Welcome to FJowners.com
It is the members who make this best place for FJ related content on the internet.
Quote from: Pat Conlon on March 10, 2026, 03:18:33 PMPat,Quote from: Warp84 on March 10, 2026, 12:22:32 PMDo you have a testing procedure I can run through on it?
There are 2 vacuum lines on our Early FJ's. Cylinder #1 port vacuum line goes to the petcock and cylinder #2 port goes down to the ignition box. The purpose of the #2 vacuum line is to advance the ignition timing *upon closed throttle* (for emission reasons) as discussed here:
https://fjowners.com/index.php?topic=11690.0
On the early FJ's ('84-87) the vacuum diaphragm is internal in the TCI ignition box and is non serviceable, non replaceable and the later '88-95 FJ's have the vacuum advance as a stand alone module, separate from the DCI ignition box. As our bikes age, this diaphragm can become cracked, thus leaking vacuum...causing a hanging high idle, what Robert was referring to....
How to test? We call this the suck test. Disconnect the vacuum line at the #2 intake port, clean the end, and suck on the hose.

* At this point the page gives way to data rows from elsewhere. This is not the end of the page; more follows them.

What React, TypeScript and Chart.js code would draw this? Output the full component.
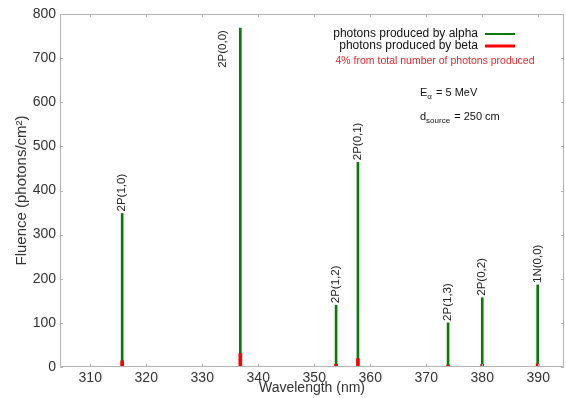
import { useEffect, useRef } from "react";
import { Chart, registerables } from "chart.js";

Chart.register(...registerables);

// Emission bands: peak wavelength (nm) and fluence (photons/cm²)
const bandLabels = ["2P(1,0)", "2P(0,0)", "2P(1,2)", "2P(0,1)", "2P(1,3)", "2P(0,2)", "1N(0,0)"];
const wavelengths = [315.7, 336.8, 353.9, 357.8, 373.9, 380.0, 389.9];
const alphaFluence = [348, 768, 140, 464, 100, 157, 186];
const betaFluence = [14, 31, 6, 19, 4, 6, 7];

const xTicks = [310, 320, 330, 340, 350, 360, 370, 380, 390];
const yTicks = [0, 100, 200, 300, 400, 500, 600, 700, 800];

const legendLines = ["photons produced by alpha", "photons produced by beta"];
const legendNote = "4% from total number of photons produced";

const FONT = '"Liberation Sans", Arial, sans-serif';
const GREEN = "#0b7a0b";
const RED = "#ff0000";
const FRAME = "#b4b4b4";

const overlayPlugin = {
  id: "overlay",
  afterDatasetsDraw(chart: any) {
    const { ctx, chartArea: a, scales } = chart;
    const xs = scales.x;
    const ys = scales.y;
    ctx.save();

    // frame
    ctx.strokeStyle = FRAME;
    ctx.lineWidth = 1;
    ctx.strokeRect(a.left + 0.5, a.top + 0.5, a.right - a.left - 1, a.bottom - a.top - 1);

    // inward tick marks on all four sides
    ctx.beginPath();
    xTicks.forEach((v) => {
      const px = Math.round(xs.getPixelForValue(v)) + 0.5;
      ctx.moveTo(px, a.bottom);
      ctx.lineTo(px, a.bottom - 3);
      ctx.moveTo(px, a.top);
      ctx.lineTo(px, a.top + 3);
    });
    yTicks.forEach((v) => {
      const py = Math.round(ys.getPixelForValue(v)) + 0.5;
      ctx.moveTo(a.left, py);
      ctx.lineTo(a.left + 3, py);
      ctx.moveTo(a.right, py);
      ctx.lineTo(a.right - 3, py);
    });
    ctx.stroke();

    // band labels, rotated, above each peak
    ctx.font = `11.5px ${FONT}`;
    ctx.fillStyle = "#222";
    ctx.textBaseline = "middle";
    ctx.textAlign = "left";
    bandLabels.forEach((label, i) => {
      const px = xs.getPixelForValue(wavelengths[i]);
      const py = ys.getPixelForValue(alphaFluence[i]);
      const tw = ctx.measureText(label).width;
      let lx = px;
      let ly = py - 2;
      if (ly - tw < a.top + 4) {
        // no room above: put it beside the line
        lx = px - 17;
        ly = py + 2 + tw;
      }
      ctx.save();
      ctx.translate(lx, ly);
      ctx.rotate(-Math.PI / 2);
      ctx.fillText(label, 0, 0);
      ctx.restore();
    });

    // legend
    ctx.font = `12px ${FONT}`;
    ctx.textAlign = "right";
    const colors = [GREEN, RED];
    const widths = [2, 3];
    legendLines.forEach((t, i) => {
      const y = 34 + i * 12;
      ctx.fillStyle = "#111";
      ctx.fillText(t, 478, y);
      ctx.strokeStyle = colors[i];
      ctx.lineWidth = widths[i];
      ctx.beginPath();
      ctx.moveTo(485, y);
      ctx.lineTo(515, y);
      ctx.stroke();
    });
    ctx.font = `10.5px ${FONT}`;
    ctx.fillStyle = "#e8262b";
    ctx.textAlign = "center";
    ctx.fillText(legendNote, 435, 61);

    // source parameters
    ctx.fillStyle = "#111";
    ctx.textAlign = "left";
    ctx.font = `11px ${FONT}`;
    let x = 420;
    ctx.fillText("E", x, 93);
    x += ctx.measureText("E").width;
    ctx.font = `8px ${FONT}`;
    ctx.fillText("α", x, 97);
    x += ctx.measureText("α").width + 1;
    ctx.font = `11px ${FONT}`;
    ctx.fillText(" = 5 MeV", x, 93);

    x = 420;
    ctx.fillText("d", x, 117);
    x += ctx.measureText("d").width;
    ctx.font = `8px ${FONT}`;
    ctx.fillText("source", x, 121);
    x += ctx.measureText("source").width + 1;
    ctx.font = `11px ${FONT}`;
    ctx.fillText(" = 250 cm", x, 117);

    ctx.restore();
  },
};

export default function App() {
  const ref = useRef<HTMLCanvasElement | null>(null);

  useEffect(() => {
    if (!ref.current) return;
    const chart = new Chart(ref.current, {
      type: "bar",
      data: {
        datasets: [
          {
            label: legendLines[1],
            data: wavelengths.map((w, i) => ({ x: w, y: betaFluence[i] })),
            backgroundColor: RED,
            barThickness: 3,
            grouped: false,
            order: 0,
          },
          {
            label: legendLines[0],
            data: wavelengths.map((w, i) => ({ x: w, y: alphaFluence[i] })),
            backgroundColor: GREEN,
            barThickness: 2,
            grouped: false,
            order: 1,
          },
        ],
      } as any,
      options: {
        animation: false,
        responsive: false,
        devicePixelRatio: 1,
        layout: { padding: { top: 14, right: 2, left: 0, bottom: 0 } },
        plugins: { legend: { display: false }, tooltip: { enabled: false } },
        scales: {
          x: {
            type: "linear",
            min: 304.6,
            max: 394.6,
            offset: false,
            grid: { display: false, drawTicks: false },
            border: { display: false },
            afterBuildTicks: (s: any) => {
              s.ticks = xTicks.map((v) => ({ value: v }));
            },
            afterFit: (s: any) => {
              s.height = 31;
            },
            ticks: {
              font: { family: FONT, size: 14 },
              color: "#333",
              padding: 3,
              maxRotation: 0,
            },
            title: {
              display: true,
              text: "Wavelength (nm)",
              font: { family: FONT, size: 14 },
              color: "#333",
              padding: { top: 0, bottom: 1 },
            },
          },
          y: {
            min: 0,
            max: 800,
            grid: { display: false, drawTicks: false },
            border: { display: false },
            afterBuildTicks: (s: any) => {
              s.ticks = yTicks.map((v) => ({ value: v }));
            },
            afterFit: (s: any) => {
              s.width = 60;
            },
            ticks: {
              font: { family: FONT, size: 14 },
              color: "#333",
              padding: 4,
            },
            title: {
              display: true,
              text: "Fluence (photons/cm²)",
              font: { family: FONT, size: 15 },
              color: "#333",
              padding: { top: 13, bottom: 0 },
            },
          },
        },
      } as any,
      plugins: [overlayPlugin],
    });
    return () => chart.destroy();
  }, []);

  return (
    <div style={{ position: "fixed", left: 0, top: 0, width: 566, height: 398, background: "#fff" }}>
      <canvas ref={ref} width={566} height={398} />
    </div>
  );
}
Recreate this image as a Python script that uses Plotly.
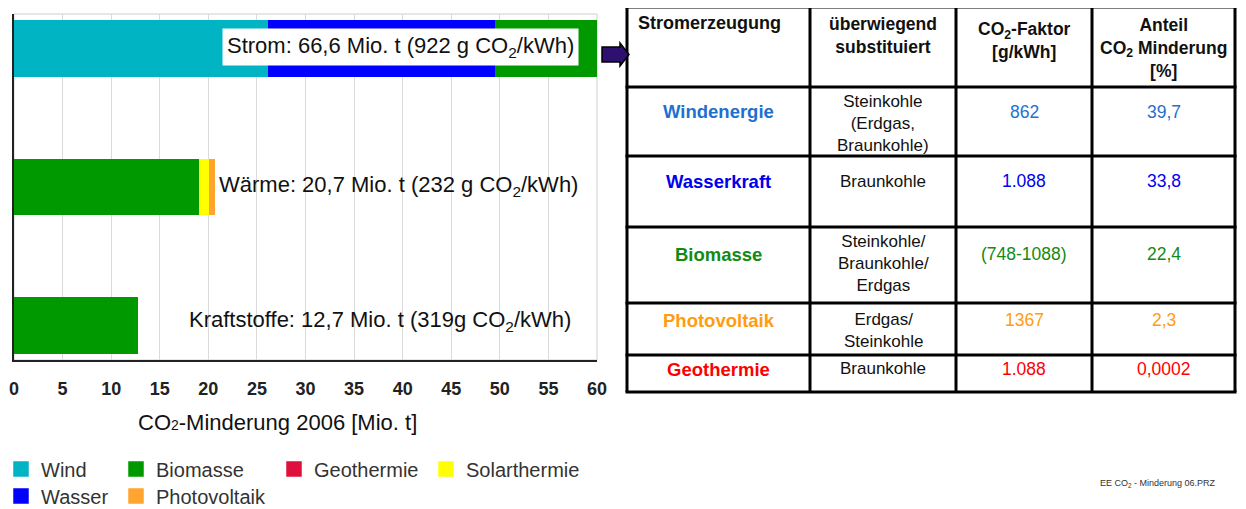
import plotly.graph_objects as go

W, H = 1246, 509
OFF = 8  # the page puts the figure 8px in from the top-left corner

# CO2-Minderung 2006 durch erneuerbare Energien [Mio. t]
sectors = ["Strom", "Wärme", "Kraftstoffe"]
wind = [26.3, None, None]
wasser = [23.4, None, None]
biomasse = [15.3, 19.2, 12.6]
solarthermie = [None, 1.0, None]
photovoltaik = [1.5, 0.3, None]
geothermie = [0.0002, None, None]

sector_labels = [
    "Strom: 66,6 Mio. t (922 g CO<sub>2</sub>/kWh)",
    "Wärme: 20,7 Mio. t (232 g CO<sub>2</sub>/kWh)",
    "Kraftstoffe: 12,7 Mio. t (319g CO<sub>2</sub>/kWh)",
]
x_ticks = [0, 5, 10, 15, 20, 25, 30, 35, 40, 45, 50, 55, 60]

# Tabelle Stromerzeugung
table_header = [
    "<b>Stromerzeugung</b>",
    "<b>überwiegend<br>substituiert</b>",
    "<b>CO<sub>2</sub>-Faktor<br>[g/kWh]</b>",
    "<b>Anteil<br>CO<sub>2</sub> Minderung<br>[%]</b>",
]
sources = ["Windenergie", "Wasserkraft", "Biomasse", "Photovoltaik", "Geothermie"]
substituted = [
    "Steinkohle<br>(Erdgas,<br>Braunkohle)",
    "Braunkohle",
    "Steinkohle/<br>Braunkohle/<br>Erdgas",
    "Erdgas/<br>Steinkohle",
    "Braunkohle",
]
co2_factor = ["862", "1.088", "(748-1088)", "1367", "1.088"]
share_pct = ["39,7", "33,8", "22,4", "2,3", "0,0002"]

colors = {
    "Wind": "#00B4C4",
    "Wasser": "#0000FF",
    "Biomasse": "#009900",
    "Geothermie": "#E0103C",
    "Solarthermie": "#FFFF00",
    "Photovoltaik": "#FFA52F",
}
row_colors = ["#1E70D0", "#0000EE", "#138A13", "#FF9C10", "#FF0000"]

FONT = "Arial, Liberation Sans, sans-serif"


def px(x):
    return (x - OFF) / W


def py(y):
    return 1 - (y - OFF) / H


fig = go.Figure()

series = [
    ("Wind", wind, "legend"),
    ("Wasser", wasser, "legend5"),
    ("Biomasse", biomasse, "legend2"),
    ("Solarthermie", solarthermie, "legend4"),
    ("Photovoltaik", photovoltaik, "legend6"),
    ("Geothermie", geothermie, "legend3"),
]
for name, vals, leg in series:
    # same-colour outline: makes the legend squares bigger
    fig.add_trace(go.Bar(
        y=sectors, x=vals, name=name, orientation="h", width=0.385,
        marker=dict(color=colors[name], line=dict(color=colors[name], width=3.5)),
        legend=leg,
    ))

# one legend box per entry so the two rows line up like the original
legend_pos = {
    "legend": (41, 469), "legend2": (156, 469), "legend3": (314, 469),
    "legend4": (466, 469), "legend5": (41, 496), "legend6": (156, 496),
}
legends = {}
for key, (tx, ty) in legend_pos.items():
    legends[key] = dict(
        x=px(tx - 40), y=py(ty), xanchor="left", yanchor="middle",
        bgcolor="rgba(0,0,0,0)", font=dict(size=20, color="#333", family=FONT),
    )


def note(x, y, text, size, color="#111", xanchor="center", **kw):
    return dict(x=px(x), y=py(y), xref="paper", yref="paper", text=text,
                showarrow=False, xanchor=xanchor, yanchor="middle",
                font=dict(size=size, color=color, family=FONT), **kw)


annotations = []
label_pos = [(400, 47), (398, 186), (380, 321)]
for i, text in enumerate(sector_labels):
    ax, ay = label_pos[i]
    extra = dict(bgcolor="white", borderpad=4) if i == 0 else {}
    annotations.append(note(ax, ay, text, 22, **extra))

annotations.append(note(277, 422, "CO<span style='font-size:14px'>2</span>-Minderung 2006 [Mio. t]", 22))

# table geometry (pixels)
col_x = [627, 810, 956, 1092, 1235]
row_y = [7, 87, 156, 227, 303, 355, 392]
col_c = [(col_x[i] + col_x[i + 1]) / 2 for i in range(4)]

head_y = [23, 35, 40, 48]
for j, text in enumerate(table_header):
    if j == 0:
        annotations.append(note(636, head_y[j], text, 18, xanchor="left"))
    else:
        annotations.append(note(col_c[j], head_y[j], text, 17.5))

name_y = [112, 181, 254, 320, 369]
sub_y = [123, 181, 263, 330, 368]
for i in range(len(sources)):
    annotations.append(note(col_c[0], name_y[i], "<b>%s</b>" % sources[i], 18.5, row_colors[i]))
    annotations.append(note(col_c[1], sub_y[i], substituted[i], 17))
    annotations.append(note(col_c[2], name_y[i], co2_factor[i], 17.5, row_colors[i]))
    annotations.append(note(col_c[3], name_y[i], share_pct[i], 17.5, row_colors[i]))

annotations.append(note(1158, 483, "EE CO<sub>2</sub> - Minderung 06.PRZ", 9, "#333"))

shapes = []
for cx in col_x:
    shapes.append(dict(type="line", xref="paper", yref="paper",
                       x0=px(cx), x1=px(cx), y0=py(row_y[0]), y1=py(row_y[-1]),
                       line=dict(color="black", width=3)))
for ry in row_y:
    shapes.append(dict(type="line", xref="paper", yref="paper",
                       x0=px(col_x[0] - 1.5), x1=px(col_x[-1] + 1.5), y0=py(ry), y1=py(ry),
                       line=dict(color="black", width=3)))

# arrow pointing from the Strom bar to the table
arrow_pts = [(602, 47), (620, 47), (620, 43), (629, 54.5), (620, 66), (620, 62), (602, 62)]
path = "M " + " L ".join("%.5f,%.5f" % (px(a), py(b)) for a, b in arrow_pts) + " Z"
shapes.append(dict(type="path", xref="paper", yref="paper", path=path,
                   fillcolor="#2E1070", line=dict(color="black", width=1.5)))

# light frame around the plot area (top/right)
shapes.append(dict(type="rect", xref="x domain", yref="y domain", x0=0, x1=1, y0=0, y1=1,
                   line=dict(color="#cfcfcf", width=1), layer="below"))

fig.update_layout(
    width=W, height=H,
    margin=dict(l=0, r=0, t=0, b=0, autoexpand=False),
    paper_bgcolor="white", plot_bgcolor="white",
    barmode="stack",
    showlegend=True,
    annotations=annotations,
    shapes=shapes,
    font=dict(family=FONT),
    xaxis=dict(
        domain=[px(14), px(597)], range=[0, 60], tickvals=x_ticks,
        showgrid=True, gridcolor="#dadada", gridwidth=1, zeroline=False,
        showline=True, linecolor="#222", linewidth=2, automargin=False,
        ticks="outside", ticklen=11, tickcolor="rgba(0,0,0,0)",
        tickfont=dict(size=18, color="#222", family=FONT, weight="bold"),
    ),
    yaxis=dict(
        domain=[py(360), py(14)], type="category", range=[2.25, -0.25],
        showticklabels=False, showgrid=False, zeroline=False, automargin=False,
        showline=True, linecolor="#222", linewidth=2,
    ),
    **legends,
)

fig.write_html("out.html")
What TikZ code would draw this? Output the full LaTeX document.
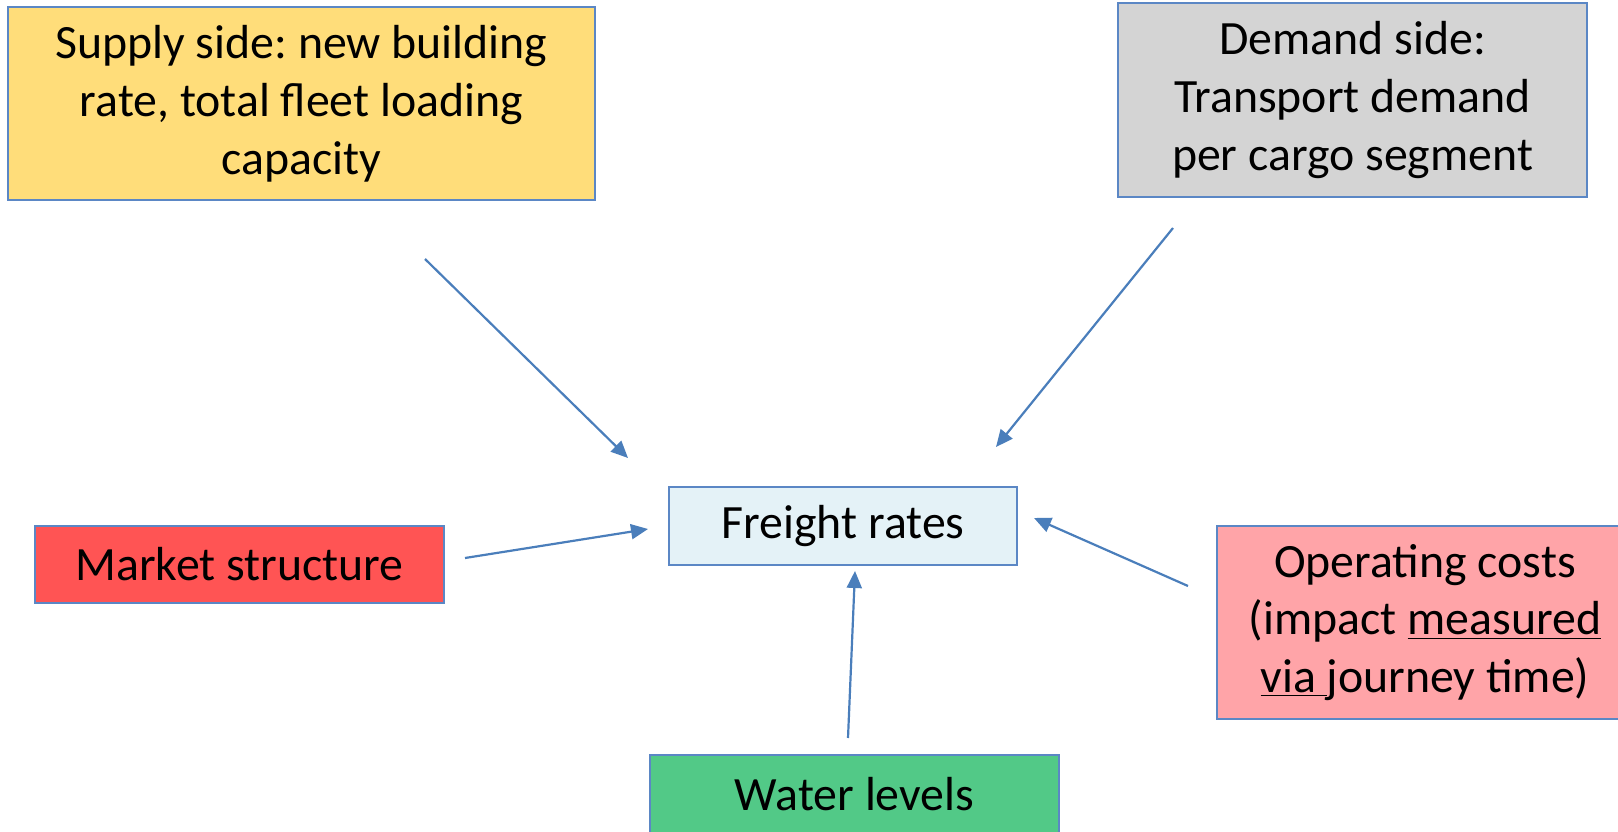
\documentclass[tikz,border=0pt]{standalone}
\usepackage{fontspec}
\setmainfont{Carlito}
\usetikzlibrary{arrows.meta}
\definecolor{edgeblue}{HTML}{5B87C5}
\definecolor{arrowblue}{HTML}{4A7EBB}
\definecolor{supplyfill}{HTML}{FFDD7A}
\definecolor{demandfill}{HTML}{D4D4D4}
\definecolor{freightfill}{HTML}{E4F2F7}
\definecolor{marketfill}{HTML}{FF5454}
\definecolor{opfill}{HTML}{FFA4A8}
\definecolor{waterfill}{HTML}{52C987}
\tikzset{
  factor/.style={draw=edgeblue, line width=1bp, inner sep=0pt, align=center,
    font=\frenchspacing\fontsize{23.9bp}{28.9bp}\selectfont},
  link/.style={draw=arrowblue, line width=1.1bp, -{Triangle[length=8.5bp,width=7.5bp]}}
}
\begin{document}
\begin{tikzpicture}[x=0.5bp,y=-0.5bp]
\useasboundingbox (0,0) rectangle (1618,831);
\node[factor, fill=supplyfill, minimum width=293.5bp, minimum height=96.5bp] (supply) at (301.5,103.5)
  {Supply side: new building\\rate, total fleet loading\\capacity};
\node[factor, fill=demandfill, minimum width=234.5bp, minimum height=97bp] (demand) at (1352.5,100)
  {Demand side:\\Transport demand\\per cargo segment};
\node[factor, fill=freightfill, minimum width=174bp, minimum height=39bp] (freight) at (843,526)
  {Freight rates};
\node[factor, fill=marketfill, minimum width=204.5bp, minimum height=38.5bp] (market) at (239.5,564.5)
  {Market structure};
\node[factor, fill=opfill, minimum width=208bp, minimum height=96.5bp] (oper) at (1425,622.5)
  {Operating costs\\(impact \underline{measured}\\\underline{via\ }journey time)};
\node[factor, fill=waterfill, minimum width=204.5bp, minimum height=44bp] (water) at (854.5,799)
  {\raisebox{5.5bp}{Water levels}};
\coordinate (s1) at (425,259);  \coordinate (s2) at (628,458);
\coordinate (d1) at (1173,228); \coordinate (d2) at (996,447);
\coordinate (m1) at (465,558);  \coordinate (m2) at (648,529);
\coordinate (o1) at (1188,586); \coordinate (o2) at (1034,518);
\coordinate (w1) at (848,738);  \coordinate (w2) at (855,571);
\draw[link] (s1) -- (s2);
\draw[link] (d1) -- (d2);
\draw[link] (m1) -- (m2);
\draw[link] (o1) -- (o2);
\draw[link] (w1) -- (w2);
\end{tikzpicture}
\end{document}
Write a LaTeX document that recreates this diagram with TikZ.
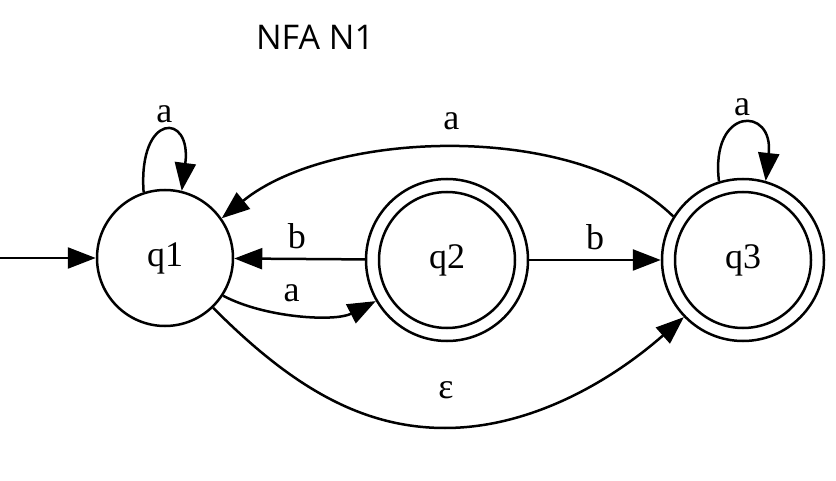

Put your tongue over the end of the hose to hold the hose under vacuum. The vacuum hose should stay under vacuum...if it bleeds off or if you can draw air through the hose, either the ignition box diaphragm is leaking or your hose is leaking. The hose replacement is easy, not so much the ignition box internal diaphragm.
Solution: Cap off the #2 intake port, use the heavy rubber oem Yamaha vacuum caps. It's hot in this area in front of the heat shield.
As discussed above there will be no performance loss with this vacuum feature disconnected.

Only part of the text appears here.